Costanza et al. Modeling Complex Ecological Economic Systems. BioScience 1993

"From the onset, the potential for environmental advances was restricted by certain fundamental realities. Most of these could be linked to policy legacies, and particularly to the accumulated momentum of what we have called the liquidation-conversion project. As Robert Putnam reminds us, institutions and policies have historical trajectories: ‘History matters because it is "path dependent"; what comes first (even if it was in some sense "accidental") conditions what comes later. Individuals may "choose" their institutions, but they do not choose them under circumstances of their own making, and their choices in turn influence the rules within which their successors choose'. The liquidation-conversion project gathered momentum as more and more workers, investors, suppliers, and governmental officials acquired a stake in maintaining or increasing timber harvesting rates. This momentum increased as workers set down roots, as businesses designed to serve forest companies and workers sprouted in forest dependent communities across the province, as logging contractors mortgaged their future to purchase rigs, as investors poured dollars into expanding logging and milling capacity, and as governmental bureaucracies set themselves up to monitor and facilitate the whole operation. The resulting pattern of dependency, and the associated political pressures, structured the policy space, established the boundaries between the politically feasible and unfeasible."

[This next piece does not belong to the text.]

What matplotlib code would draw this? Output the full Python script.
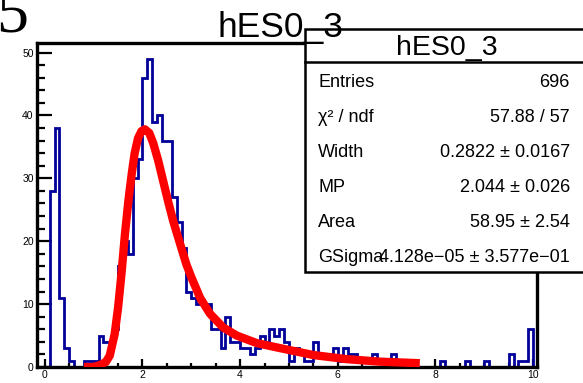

Jeremy Wilson Talk And Log

"….those who see forests primarily as sources of fibre and are committed to the commercial development of the resource remain on the policy track laid down after the Second World War. The forest industry and the ministry continue to implement what can be called the liquidation - conversion project, a set of policies aimed at achieving a controlled liquidation of old growth forests and their conversion into managed second growth plantations. Despite two decades of intense debate over forest policy, both harvest levels and the proportion of the harvest that is clearcut have increased dramatically since the 1970s. The busy air of policy innovation may simply mark the final stages of the liquidation - conversion project, amounting to nothing more than a sophisticated symbolic politics that serves to contain environmental opposition."

Ken Lertzman, Jeremy Rayner, Jeremy Wilson

Our present climate regime can be usefully understood as a point, an attractor, a system stability under pressure from the build up of greenhouse gases. The topography of both markets and policy change also has valleys and sinks. Path dependence severely limits change in markets and government's ability to even regulate properly let alone take decisive, interventionist action (except maybe when faced with a human enemy like a Hitler). Far from a level playing field where anything is possible, change is difficult and severely constrained down paths formed over decades in the past.

Our socio-economy has taken the fossil fuel path for generations. Reducing emissions quickly and at a necessary scale requires much more than mere incremental change within the present path. Getting to a clean energy economy requires a conscious choice of a new path and a plan to  escape the present path.